#### [DATA BLOCK]
* begin *

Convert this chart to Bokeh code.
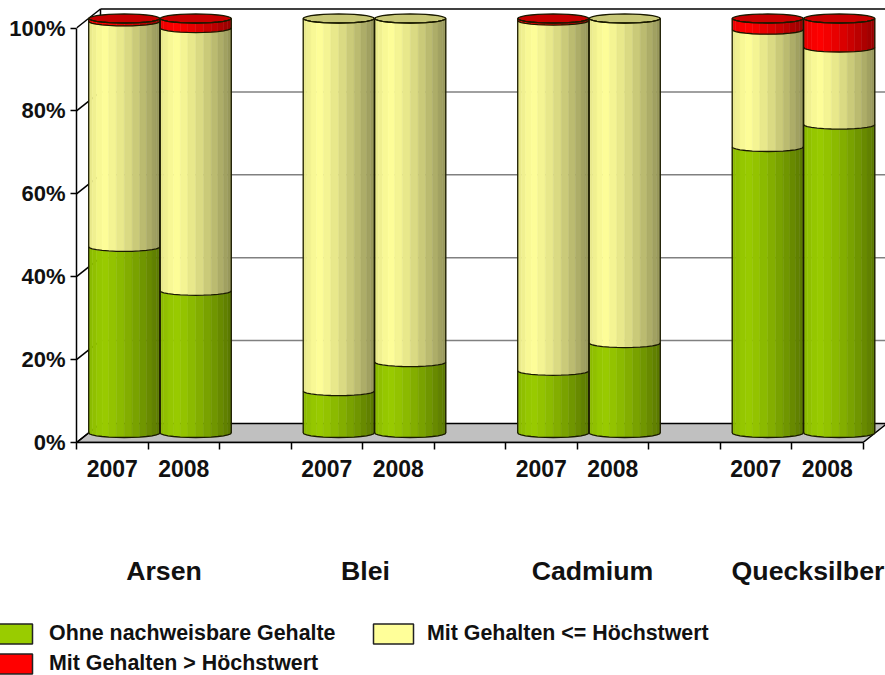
import math
from bokeh.embed import file_html
from bokeh.layouts import column
from bokeh.models import ColumnDataSource, FixedTicker, Label, Legend, LegendItem, Range1d
from bokeh.plotting import figure
from bokeh.resources import INLINE

# Stacked shares in percent per element and year
elements = ["Arsen", "Blei", "Cadmium", "Quecksilber"]
years = ["2007", "2008"]
none_detected = [44.9, 34.3, 10.1, 17.1, 15.0, 21.7, 69.0, 74.4]
below_limit = [54.4, 63.4, 89.9, 82.9, 84.5, 78.3, 28.3, 18.6]
above_limit = [0.7, 2.3, 0.0, 0.0, 0.5, 0.0, 2.7, 7.0]
series_names = ["Ohne nachweisbare Gehalte", "Mit Gehalten <= Höchstwert", "Mit Gehalten > Höchstwert"]
series_colors = ["#99CC00", "#FFFF99", "#FF0000"]
percent_ticks = [0, 20, 40, 60, 80, 100]
bar_slots = [0, 1, 3, 4, 6, 7, 9, 10]
element_label_x = [163.5, 365, 592, 807.5]

FONT = "Liberation Sans"
SLOT_PX = 71.5
PCT_PX = 4.145
DEPTH_X = 24 / SLOT_PX
DEPTH_Y = 19 / PCT_PX
RX = 0.497
RY = 4.5 / PCT_PX
FACETS = 14
FRAME_LEFT = 76
FRAME_BOTTOM = 442
CHART_HEIGHT = 490


def shade(color, factor):
    rgb = [int(color[i:i + 2], 16) for i in (1, 3, 5)]
    return "#%02X%02X%02X" % tuple(min(255, round(c * factor)) for c in rgb)


def strip_factor(t):
    if t < 0.2:
        return 0.90 + 0.10 * t / 0.2
    return 1.0 - 0.42 * ((t - 0.2) / 0.8) ** 1.3


p = figure(width=885, height=CHART_HEIGHT, output_backend="svg", toolbar_location=None,
           x_range=Range1d(0, 809 / SLOT_PX), y_range=Range1d(0, FRAME_BOTTOM / PCT_PX),
           min_border_left=FRAME_LEFT, min_border_right=0, min_border_top=0,
           min_border_bottom=CHART_HEIGHT - FRAME_BOTTOM)
p.outline_line_color = None
p.grid.visible = False
p.frame_align = False

# Floor of the box
p.patch([0, DEPTH_X, 11 + DEPTH_X, 11], [0, DEPTH_Y, DEPTH_Y, 0],
        fill_color="#C0C0C0", line_color="black", line_width=1.5)

# Back wall lines and the side diagonals
inner = percent_ticks[1:-1]
p.segment(x0=[DEPTH_X] * len(inner), y0=[v + DEPTH_Y for v in inner],
          x1=[11 + DEPTH_X] * len(inner), y1=[v + DEPTH_Y for v in inner],
          line_color="#808080", line_width=1.5)
p.segment(x0=[DEPTH_X], y0=[100 + DEPTH_Y], x1=[11 + DEPTH_X], y1=[100 + DEPTH_Y],
          line_color="black", line_width=1.5)
p.segment(x0=[DEPTH_X], y0=[DEPTH_Y], x1=[DEPTH_X], y1=[100 + DEPTH_Y],
          line_color="black", line_width=1.5)
p.segment(x0=[0] * len(percent_ticks), y0=percent_ticks,
          x1=[DEPTH_X] * len(percent_ticks), y1=[v + DEPTH_Y for v in percent_ticks],
          line_color="black", line_width=1.5)

# Cylinders, one faceted column per element and year
strip_xs, strip_ys, strip_colors = [], [], []
edge_xs, edge_ys = [], []
cap_xs, cap_ys, cap_colors = [], [], []
angles = [math.pi * (1 - i / FACETS) for i in range(FACETS + 1)]
for i, slot in enumerate(bar_slots):
    cx = slot + 0.5 + DEPTH_X / 2
    cy = DEPTH_Y / 2
    values = [none_detected[i], below_limit[i], above_limit[i]]
    base = 0.0
    last_color = None
    for value, color in zip(values, series_colors):
        if value <= 0:
            continue
        top = base + value
        for k in range(FACETS):
            a0, a1 = angles[k], angles[k + 1]
            x0, x1 = cx + RX * math.cos(a0), cx + RX * math.cos(a1)
            f0, f1 = RY * math.sin(a0), RY * math.sin(a1)
            strip_xs.append([x0, x1, x1, x0])
            strip_ys.append([cy + base - f0, cy + base - f1, cy + top - f1, cy + top - f0])
            t = (0.5 * (x0 + x1) - (cx - RX)) / (2 * RX)
            strip_colors.append(shade(color, strip_factor(t)))
        edge_xs.append([cx + RX * math.cos(a) for a in angles])
        edge_ys.append([cy + top - RY * math.sin(a) for a in angles])
        base = top
        last_color = color
    edge_xs.append([cx + RX * math.cos(a) for a in angles])
    edge_ys.append([cy - RY * math.sin(a) for a in angles])
    edge_xs += [[cx - RX, cx - RX], [cx + RX, cx + RX]]
    edge_ys += [[cy, cy + base], [cy, cy + base]]
    ring = [2 * math.pi * j / (2 * FACETS) for j in range(2 * FACETS)]
    cap_xs.append([cx + RX * math.cos(a) for a in ring])
    cap_ys.append([cy + base + RY * math.sin(a) for a in ring])
    cap_colors.append(shade(last_color, 0.78))

strips = ColumnDataSource(dict(xs=strip_xs, ys=strip_ys, color=strip_colors))
p.patches("xs", "ys", source=strips, fill_color="color", line_color="color", line_width=0.5)
caps = ColumnDataSource(dict(xs=cap_xs, ys=cap_ys, color=cap_colors))
p.patches("xs", "ys", source=caps, fill_color="color", line_color="#1A1A00", line_width=1.3)
p.multi_line(edge_xs, edge_ys, line_color="#1A1A00", line_width=1.3)

# Real axes: percent scale at the left, years centred under their slots
yaxis = p.yaxis[0]
yaxis.ticker = FixedTicker(ticks=percent_ticks)
yaxis.major_label_overrides = {v: f"{v}%" for v in percent_ticks}
yaxis.bounds = (0, 100)
yaxis.major_tick_in = 0
yaxis.major_tick_out = 6
yaxis.minor_tick_line_color = None
yaxis.major_tick_line_color = "black"
yaxis.major_tick_line_width = 1.5
yaxis.axis_line_width = 1.5
yaxis.major_label_standoff = 5
yaxis.major_label_text_font = FONT
yaxis.major_label_text_font_style = "bold"
yaxis.major_label_text_font_size = "22px"
yaxis.major_label_text_color = "#111111"

centres = [s + 0.5 for s in bar_slots]
boundaries = list(range(0, 12))
xaxis = p.xaxis[0]
xaxis.ticker = FixedTicker(ticks=centres, minor_ticks=boundaries)
xaxis.major_label_overrides = {c: years[i % 2] for i, c in enumerate(centres)}
xaxis.bounds = (0, 11)
xaxis.major_tick_in = 0
xaxis.major_tick_out = 0
xaxis.minor_tick_in = 0
xaxis.minor_tick_out = 7
xaxis.minor_tick_line_color = "black"
xaxis.minor_tick_line_width = 1.5
xaxis.axis_line_width = 1.5
xaxis.major_label_standoff = 10
xaxis.major_label_text_font = FONT
xaxis.major_label_text_font_style = "bold"
xaxis.major_label_text_font_size = "23px"
xaxis.major_label_text_color = "#111111"

# Lower strip: element names and the legend
LOWER_HEIGHT = 675 - CHART_HEIGHT
q = figure(width=885, height=LOWER_HEIGHT, output_backend="svg", toolbar_location=None,
           x_range=Range1d(0, 885), y_range=Range1d(0, LOWER_HEIGHT),
           x_axis_location=None, y_axis_location=None,
           min_border_left=0, min_border_right=0, min_border_top=0, min_border_bottom=0)
q.outline_line_color = None
q.grid.visible = False
q.frame_align = False

for name, px in zip(elements, element_label_x):
    q.add_layout(Label(x=px, y=675 - 570, x_units="screen", y_units="screen", text=name,
                       text_align="center", text_baseline="middle", text_font=FONT,
                       text_font_style="bold", text_font_size="26.7px", text_color="#111111"))

# Legend swatches come from off-range quads in the series colours
swatches = [q.quad(left=[-20], right=[-10], bottom=[-20], top=[-10], fill_color=c,
                   line_color="#222222", line_width=1.5) for c in series_colors]


def make_legend(indices, location, standoff):
    items = [LegendItem(label=series_names[i], renderers=[swatches[i]]) for i in indices]
    legend = Legend(items=items, location=location, orientation="vertical", padding=0, margin=0,
                    spacing=5, glyph_width=50, glyph_height=25, label_height=25,
                    label_standoff=standoff, background_fill_alpha=0, border_line_color=None,
                    label_text_font=FONT, label_text_font_style="bold",
                    label_text_font_size="21.4px", label_text_color="#111111")
    q.add_layout(legend)


make_legend([0, 2], (-13, -1), 12)
make_legend([1], (368, 29), 9)

page = column(p, q, spacing=0)
open("out.html", "w").write(file_html(page, INLINE))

* end *

#### [INSTRUCTIONS FOR THE TASK]
Leave the pictures out and reproduce exactly the lines from the top of the listing above through the line with "p.frame_align = False".

#### [SOLUTION TO THE PROBLEM]
Convert this chart to Bokeh code.
import math
from bokeh.embed import file_html
from bokeh.layouts import column
from bokeh.models import ColumnDataSource, FixedTicker, Label, Legend, LegendItem, Range1d
from bokeh.plotting import figure
from bokeh.resources import INLINE

# Stacked shares in percent per element and year
elements = ["Arsen", "Blei", "Cadmium", "Quecksilber"]
years = ["2007", "2008"]
none_detected = [44.9, 34.3, 10.1, 17.1, 15.0, 21.7, 69.0, 74.4]
below_limit = [54.4, 63.4, 89.9, 82.9, 84.5, 78.3, 28.3, 18.6]
above_limit = [0.7, 2.3, 0.0, 0.0, 0.5, 0.0, 2.7, 7.0]
series_names = ["Ohne nachweisbare Gehalte", "Mit Gehalten <= Höchstwert", "Mit Gehalten > Höchstwert"]
series_colors = ["#99CC00", "#FFFF99", "#FF0000"]
percent_ticks = [0, 20, 40, 60, 80, 100]
bar_slots = [0, 1, 3, 4, 6, 7, 9, 10]
element_label_x = [163.5, 365, 592, 807.5]

FONT = "Liberation Sans"
SLOT_PX = 71.5
PCT_PX = 4.145
DEPTH_X = 24 / SLOT_PX
DEPTH_Y = 19 / PCT_PX
RX = 0.497
RY = 4.5 / PCT_PX
FACETS = 14
FRAME_LEFT = 76
FRAME_BOTTOM = 442
CHART_HEIGHT = 490


def shade(color, factor):
    rgb = [int(color[i:i + 2], 16) for i in (1, 3, 5)]
    return "#%02X%02X%02X" % tuple(min(255, round(c * factor)) for c in rgb)


def strip_factor(t):
    if t < 0.2:
        return 0.90 + 0.10 * t / 0.2
    return 1.0 - 0.42 * ((t - 0.2) / 0.8) ** 1.3


p = figure(width=885, height=CHART_HEIGHT, output_backend="svg", toolbar_location=None,
           x_range=Range1d(0, 809 / SLOT_PX), y_range=Range1d(0, FRAME_BOTTOM / PCT_PX),
           min_border_left=FRAME_LEFT, min_border_right=0, min_border_top=0,
           min_border_bottom=CHART_HEIGHT - FRAME_BOTTOM)
p.outline_line_color = None
p.grid.visible = False
p.frame_align = False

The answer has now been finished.